--- EXERCISE GOAL ---
Retype the opening lines of the data exactly, stopping after the line that contains "const font = 'Liberation". Skip every picture.

— start —

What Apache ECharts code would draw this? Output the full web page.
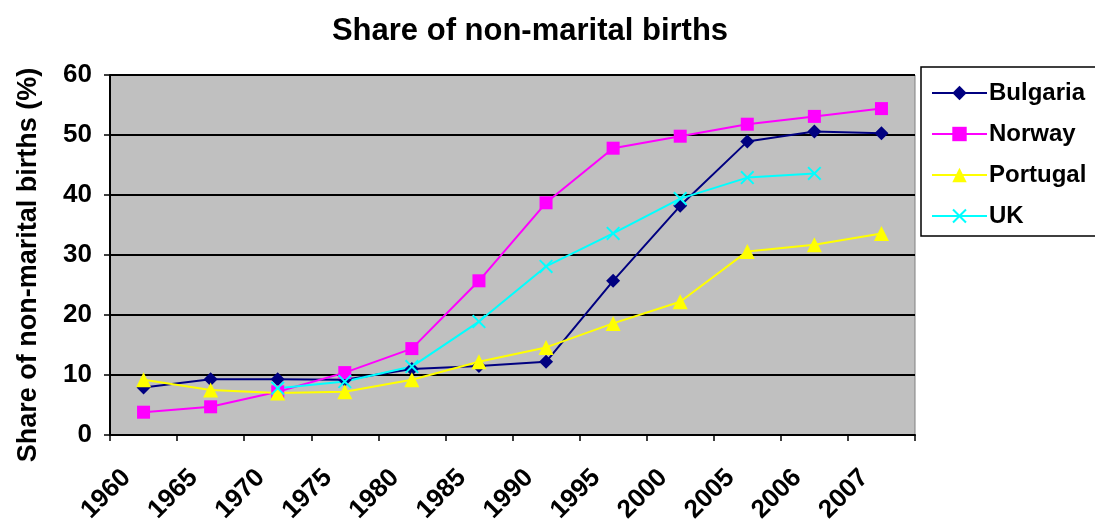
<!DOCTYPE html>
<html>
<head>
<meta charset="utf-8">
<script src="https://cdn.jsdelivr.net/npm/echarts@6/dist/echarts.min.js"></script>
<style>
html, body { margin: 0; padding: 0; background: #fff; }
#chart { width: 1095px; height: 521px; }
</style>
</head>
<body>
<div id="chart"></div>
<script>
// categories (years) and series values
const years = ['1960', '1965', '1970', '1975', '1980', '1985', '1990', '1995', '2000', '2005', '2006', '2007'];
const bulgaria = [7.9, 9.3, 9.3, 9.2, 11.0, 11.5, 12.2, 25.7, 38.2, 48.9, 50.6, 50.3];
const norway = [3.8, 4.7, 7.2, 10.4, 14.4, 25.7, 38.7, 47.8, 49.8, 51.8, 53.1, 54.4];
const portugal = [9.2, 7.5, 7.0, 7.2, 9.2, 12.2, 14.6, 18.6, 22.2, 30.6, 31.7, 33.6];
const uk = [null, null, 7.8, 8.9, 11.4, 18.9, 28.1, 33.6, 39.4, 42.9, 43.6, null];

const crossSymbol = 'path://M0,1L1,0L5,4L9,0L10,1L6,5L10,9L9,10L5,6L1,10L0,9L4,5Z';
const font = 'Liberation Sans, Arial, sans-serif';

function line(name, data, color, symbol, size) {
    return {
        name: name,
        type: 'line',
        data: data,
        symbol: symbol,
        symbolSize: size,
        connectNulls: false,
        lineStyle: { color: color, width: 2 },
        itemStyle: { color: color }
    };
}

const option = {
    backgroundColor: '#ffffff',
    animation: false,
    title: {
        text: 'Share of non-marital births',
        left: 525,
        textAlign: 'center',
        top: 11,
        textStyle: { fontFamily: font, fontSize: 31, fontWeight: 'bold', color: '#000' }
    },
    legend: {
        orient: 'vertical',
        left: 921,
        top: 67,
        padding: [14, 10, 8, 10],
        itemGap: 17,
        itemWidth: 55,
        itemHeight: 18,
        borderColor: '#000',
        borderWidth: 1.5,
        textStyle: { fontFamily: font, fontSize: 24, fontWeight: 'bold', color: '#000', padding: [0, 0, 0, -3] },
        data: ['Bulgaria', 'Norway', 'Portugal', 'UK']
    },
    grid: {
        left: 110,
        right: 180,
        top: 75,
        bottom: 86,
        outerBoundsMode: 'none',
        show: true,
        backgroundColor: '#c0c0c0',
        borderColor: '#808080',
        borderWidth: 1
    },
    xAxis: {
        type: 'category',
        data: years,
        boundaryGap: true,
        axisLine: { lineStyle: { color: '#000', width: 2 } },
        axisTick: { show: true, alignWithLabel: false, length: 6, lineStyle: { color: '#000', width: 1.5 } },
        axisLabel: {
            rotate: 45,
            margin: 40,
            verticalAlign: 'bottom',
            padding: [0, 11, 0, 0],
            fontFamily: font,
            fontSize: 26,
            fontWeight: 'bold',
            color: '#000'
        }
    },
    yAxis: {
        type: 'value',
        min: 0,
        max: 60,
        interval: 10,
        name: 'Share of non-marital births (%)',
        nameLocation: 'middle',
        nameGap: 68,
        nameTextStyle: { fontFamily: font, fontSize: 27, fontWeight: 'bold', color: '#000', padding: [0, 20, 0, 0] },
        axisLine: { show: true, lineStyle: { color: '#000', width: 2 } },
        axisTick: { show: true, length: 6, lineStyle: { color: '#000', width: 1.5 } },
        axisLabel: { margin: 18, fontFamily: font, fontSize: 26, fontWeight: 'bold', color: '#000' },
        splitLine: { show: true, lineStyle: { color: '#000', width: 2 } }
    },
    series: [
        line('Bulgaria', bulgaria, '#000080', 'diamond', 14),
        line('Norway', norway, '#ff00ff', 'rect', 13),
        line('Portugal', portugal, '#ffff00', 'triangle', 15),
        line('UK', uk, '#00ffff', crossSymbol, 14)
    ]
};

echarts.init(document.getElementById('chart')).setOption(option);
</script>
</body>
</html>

— end —

--- WRITTEN SOLUTION ---
What Apache ECharts code would draw this? Output the full web page.
<!DOCTYPE html>
<html>
<head>
<meta charset="utf-8">
<script src="https://cdn.jsdelivr.net/npm/echarts@6/dist/echarts.min.js"></script>
<style>
html, body { margin: 0; padding: 0; background: #fff; }
#chart { width: 1095px; height: 521px; }
</style>
</head>
<body>
<div id="chart"></div>
<script>
// categories (years) and series values
const years = ['1960', '1965', '1970', '1975', '1980', '1985', '1990', '1995', '2000', '2005', '2006', '2007'];
const bulgaria = [7.9, 9.3, 9.3, 9.2, 11.0, 11.5, 12.2, 25.7, 38.2, 48.9, 50.6, 50.3];
const norway = [3.8, 4.7, 7.2, 10.4, 14.4, 25.7, 38.7, 47.8, 49.8, 51.8, 53.1, 54.4];
const portugal = [9.2, 7.5, 7.0, 7.2, 9.2, 12.2, 14.6, 18.6, 22.2, 30.6, 31.7, 33.6];
const uk = [null, null, 7.8, 8.9, 11.4, 18.9, 28.1, 33.6, 39.4, 42.9, 43.6, null];

const crossSymbol = 'path://M0,1L1,0L5,4L9,0L10,1L6,5L10,9L9,10L5,6L1,10L0,9L4,5Z';
const font = 'Liberation Sans, Arial, sans-serif';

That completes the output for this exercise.